Главная проблема частного права — собственность. Частная собственность составляет основу гражданского общества, но она не изначальна, «мое» и «твое» — результат истории. Объектом собственности могут быть только вещи; человек лишь субъект ее. Владеть человеком нельзя. Есть, правда, сфера вещно-личного права, где люди рассматривают себя как вещи и отдают друг друга во взаимное пользование. Это брак, который Кант определяет как «соединение двух лиц разного пола ради пожизненного обладания половыми свойствами другого». [137] Кант не устает подчеркивать равенство вступающих в брак сторон. Поэтому не только муж имеет право добиваться возврата ушедшей от него жены, но и наоборот. У обоих и равное право на наслаждение.
137
Там же. Т. 6. С. 305.
Публичное право определяет положение отдельных индивидов в государстве и отношения между государствами в составе человечества. Правовые атрибуты человека как гражданина суть свобода, равенство и самостоятельность. Первые два явно заимствованы Кантом из лозунгов французской революции, оба устремлены против всех видов феодальной зависимости, деспотизма и сословных ограничений; перед законом все равны. Итак, свобода, равенство… В качестве третьего лозунга на знаменах санкюлотов было начертано «братство», правовую триаду Канта венчает более определенный пункт — «гражданская самостоятельность». Несамостоятельны, по мнению Канта, дети, женщины, слуги, поэтому он лишает их избирательных прав. Но не прав вообще; перед законом, настойчиво повторяет Кант, все равны. Что касается избирательных прав, то, кстати сказать, и якобинская конституция 1793 г. не предоставляла их женщинам. Это было в духе времени.

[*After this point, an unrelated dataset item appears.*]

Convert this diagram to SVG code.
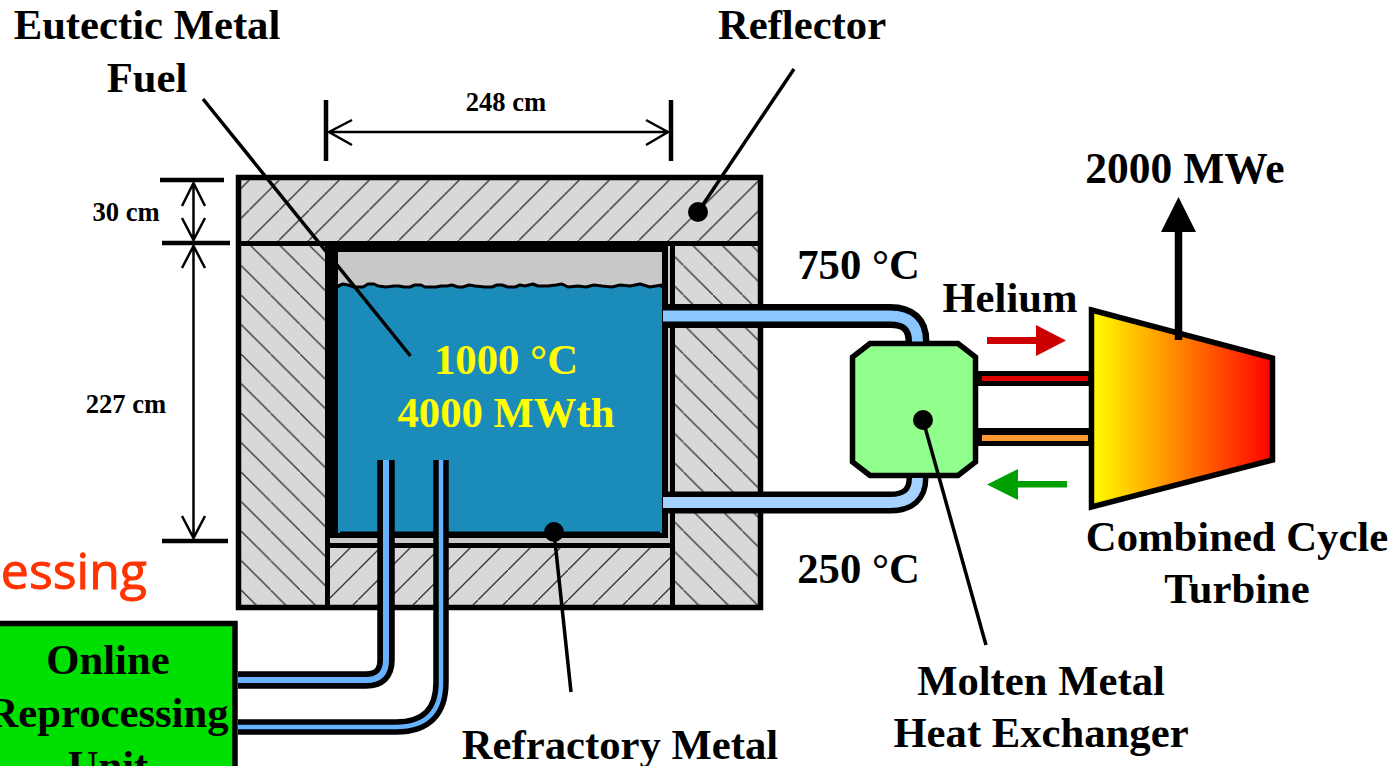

Чтобы исключить деспотизм, Кант настаивает на строгом разделении властей. Идея не новая, но в «Метафизике нравов» она проведена с предельной последовательностью и убедительностью. В каждом государстве существует три власти — верховная, издающая законы, исполнительная, осуществляющая управление на основании существующих законов, и судебная, контролирующая соблюдение законов. Деспотизм появляется там, где не обеспечена достаточная независимость одной власти от двух других. Противоположность деспотизма, по Канту, — республика. Если в условиях конституционной монархии осуществлен принцип разделения властей, то это, согласно Канту, республика. Форме правления Кант не придает особого значения. Главное, говорит он, чтобы страной правили не люди, а законы и чтобы каждая из трех властей не преступала своих полномочий. Законодательная власть страны воплощает в себе объединенную волю народа. Законодатель не может быть правителем, ибо первый издает законы, а второй подчиняется им. Ни законодатель, ни правитель не могут творить суд, они лишь назначают судей. Народ сам судит себя через своих сограждан, которые назначены для этого как его представители путем свободного выбора. Под пером Канта рождаются требования, удивительно перекликающиеся с программой французской революции. Расходится он с нею только в понимании средств.